Il va te falloir écrire la moitié de l'album, Danny, parce que j'ai pas que ça à foutre. Voilà en gros ce que Danny Kirwan a entendu sortir de la bouche de Peter Green, peu de temps après son arrivée dans le groupe, en 1969, alors qu'ils préparaient le troisième album. Quel album ? Then Play On. Et surtout, quel groupe ? Le groupe, c'est Fleetwood Mac, évidemment, groupe de blues-rock anglais (désormais, depuis le mitan des années 70, groupe de pop-rock FM anglo-américain) dont le premier album, Peter Green's Fleetwood Mac, avait fait sensation en 1967 (et le deuxième, Mr Wonderful, en 1968, déjà avec une pochette iconique représentant leur batteur Mick Fleetwood, a confirmé les espoirs, tout en étant un peu moins grandiose). Le groupe est un agglomérat de nouveaux bluesmen de grand talent : le bassiste John McVie (le Mac du nom du groupe vient de son nom), ancien de John Mayall ; le batteur Mick Fleetwood (pas besoin de dire que l'autre partie du nom du groupe vient de lui) ; le guitariste et chanteur Peter Green, ancien de John Mayall aussi ; et le guitariste et chanteur (et claviériste) Jeremy Spencer. Une certaine Christine Perfect, bientôt Christine McVie suite à son mariage avec le bassiste (divorcés depuis des dizaines d'années, elle a conservé son nom marital pour sa carrière, au sein du groupe ou en solo), fait son apparition, en invitée, aux claviers, sur Mr Wonderful, et sera membre officiel dès Kiln House en 1970. Et Danny Kirwan, un blondinet effacé, fait son apparition (guitare et chant) en 1969 via Then Play On. Bien qu'apparaissant sur la photo ornant l'intérieur de la pochette ouvrante (dernière photo de l'article), Jeremy Spencer ne joue pour ainsi dire pas sur l'album. Il partira après Kiln House, le disque suivant.
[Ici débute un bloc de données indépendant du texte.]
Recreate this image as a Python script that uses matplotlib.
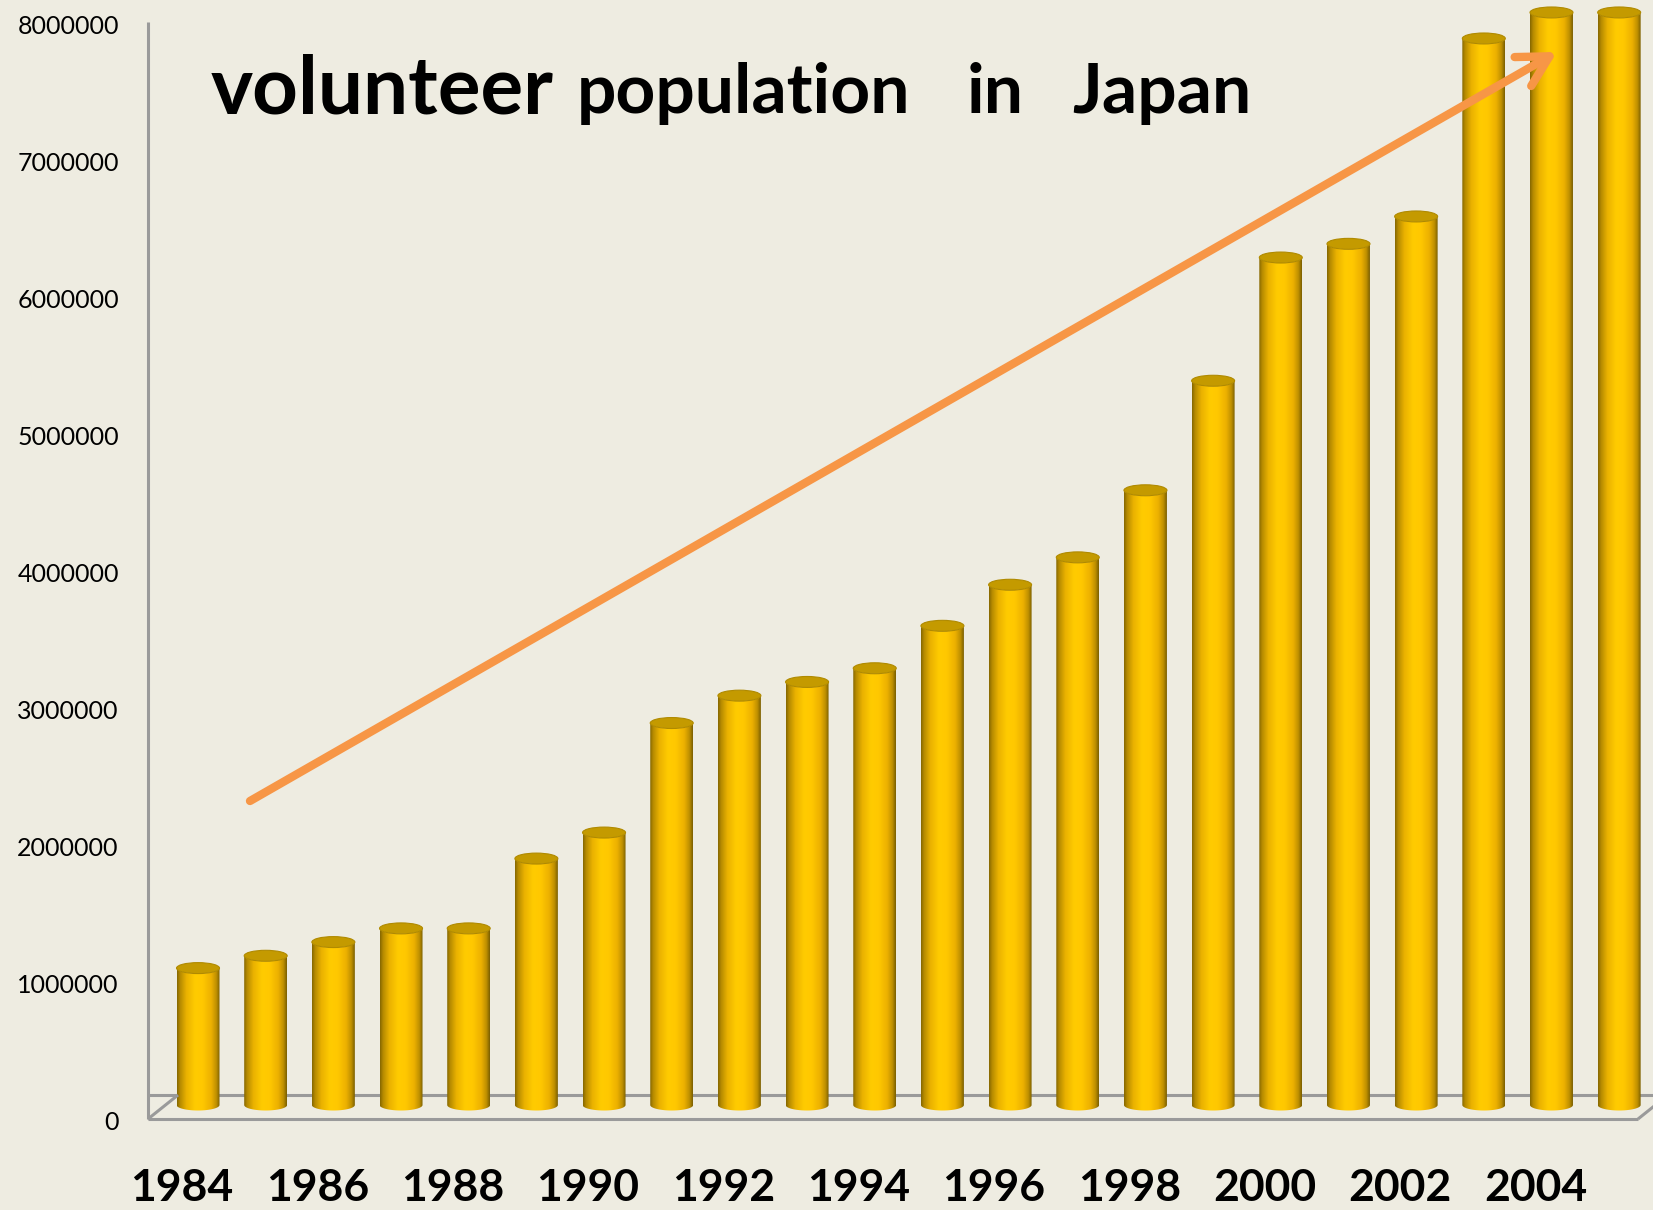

Peter Green, lui, qui commençait à péter doucettement les plombs (la drogue dure aura pendant des années raison de sa santé mentale), partira rejoindre une secte d'adorateurs du soleil peu après la sortie de ce Then Play On au titre en référence à La Nuit Des Rois de Shakespeare, et à la sublime pochette représentant un cavalier nu sur un blanc destrier, dans un décor champêtre et fantaisiste. Pour ne rien cacher des aléas ayant poursuivi le groupe, Kirwan partira en 1972, pétant lui aussi lentement les plombs, il serait devenu, après une courte et infructueuse carrière, SDF. Et Spencer, toujours en vie, toujours actif, est depuis le début des années 70 membre d'une secte chrétienne extrêmement douteuse, Les Enfants De Dieu. Mais retour à 1969. Kirwan arrive dans le groupe, et on lui dit qu'il lui faudra composer pas mal de morceaux pour l'album. La moitié environ de l'album est en effet de sa main, l'autre est de Green. Les deux moitiés sont supérieures à la somme des deux parties, faisant de ce Then Play On un pur sommet, un des meilleurs albums du groupe et de 1969 (malgré son côté deux albums en un, et Kirwan et Green n'ont pas vraiment le même style), et le meilleur album de leur première ére (blues-rock). Il existe deux versions de l'album : l'originale britannique dure 53 minutes, pour 14 titres (la plus récente édition CD la propose, la réédition vinyle aussi) et l'édition américaine de la même époque, 54 minutes et 13 titres, deux titres de la version britannique manquent, mais un titre aussi long qu'eux deux a été rajouté, sorti en single en Angleterre : Oh Well, 9 minutes de blues fortement teinté de flamenco. L'ancienne édition CD proposait cette version américaine, qui est celle avec laquelle j'ai découvert Then Play On.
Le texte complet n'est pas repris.